The University of Manitoba Archives & Special Collections is a department of the University of Manitoba Libraries which holds historical records related to and created by the University of Manitoba. It is also a collector of private records of individuals, families, organizations and businesses. It is located in Winnipeg, Manitoba.

==Mandate and history==

Since its establishment in 1978, the Archives' mission has been to acquire, catalogue, preserve and make available university records and special research collections in order to further the educational aims of the University of Manitoba. Private records include: Canadian literature, the Archives of the Agricultural Experience, the Archives of the Ukrainian Canadian Experience, the Winnipeg Tribune, Native Studies and psychical research (including the Hamilton Family fonds) among others. The Archives also collects rare books in subject areas including western Canadiana, early Arctic exploration, early Native language syllabics, spiritualism, church history and philosophy, and agriculture.

Only two archivists have served as Head since the official establishment of the archives: Dr. Richard Bennett (1978-1997) and Dr. Shelley Sweeney (1998 on). Michael Moosberger served as Acting Head for 1997-98.

==Facilities==

On April 28, 2008, on the 30th anniversary of the establishment of the Archives, the repository held a grand reopening, featuring completely renovated facilities with an additional reference room capable of holding 220 persons, a classroom for 30, a meeting room, six offices, a media viewing room, and an updated rare book room with its own temperature and humidity controls and exhibition areas.

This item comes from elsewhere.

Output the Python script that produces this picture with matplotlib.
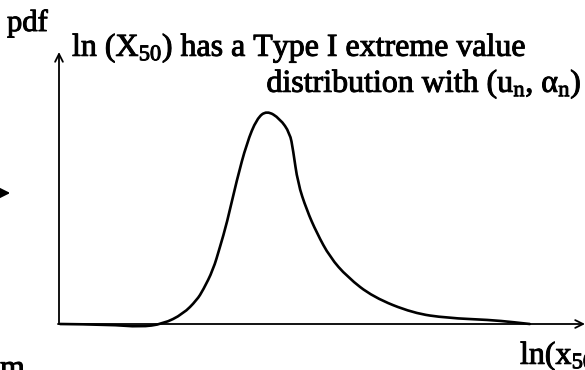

The Archives stores the majority of its records in the Annex, a facility that houses both records and books, which was built in 2008 onto the Elizabeth Dafoe Library where the Archives is located.

==Outreach==

Historically, Dr. Bennett created a number of unique initiatives to reach out to users, including the First Annual Archives Symposium in 1979 where donors and others spoke about the papers of such writers as Nan Shipley and Frederick Philip Grove, and the Discovery Hour Series (1982-1986), which saw a number of notable people speak on a variety of topics. Some of these talks were also associated with the donation of materials to Archives & Special Collections. The collection relating to the Series includes talks by poets Eli Mandel and John Newlove, and freelance writer Heather Robertson. In 1994, the annual J.B. Rudnyckyj Distinguished Lecture Series was established and is jointly presented by Archives & Special Collections, the Slavic Collections of the Elizabeth Dafoe Library, and the Department of German & Slavic Studies to bring in lively speakers on some topic of Slavic studies. From 1988 to 1995, the Archives co-sponsored the Manitoba History Conferences.

Today an occasional lecture on the subject of psychical research or the paranormal has been added. The Archives also maintains a website on the history of the University of Manitoba and helps run yearly tours of historic buildings on campus. A historic plaque program has seen the addition of informational plaques inside most buildings on both the Fort Garry and Bannatyne campuses as well as an accompanying walking tour. The Archives provides a number of grants to assist researchers to travel to Winnipeg or to employ its archival records.

In an effort to reach more users, the Archives published a guide to its holdings in 1993: A Guide to the Major Holdings of the Department of Archives and Special Collections, the University of Manitoba Libraries. More recently, the Archives has been digitizing selections from its most popular collections to make them more broadly available to the public. Many thousands of images from dozens of collections have been scanned to date. A channel on YouTube, UMA-TV, has been established to provide easier access to moving image collections. Historic maps from the Archives have been uploaded onto Flickr.

==Archives in popular culture==

Although many hundreds of collections held by the Archives have been used by researchers in the production of publications, films, exhibitions and so on, the Archives itself has been featured in many books, including: J.M. Bumsted's The University of Manitoba: An Illustrated History (2001); Russ Gourluck's Picturing Manitoba: Legacies of the Winnipeg Tribune (2008); and Christina Penner's Widows of Hamilton House (2008).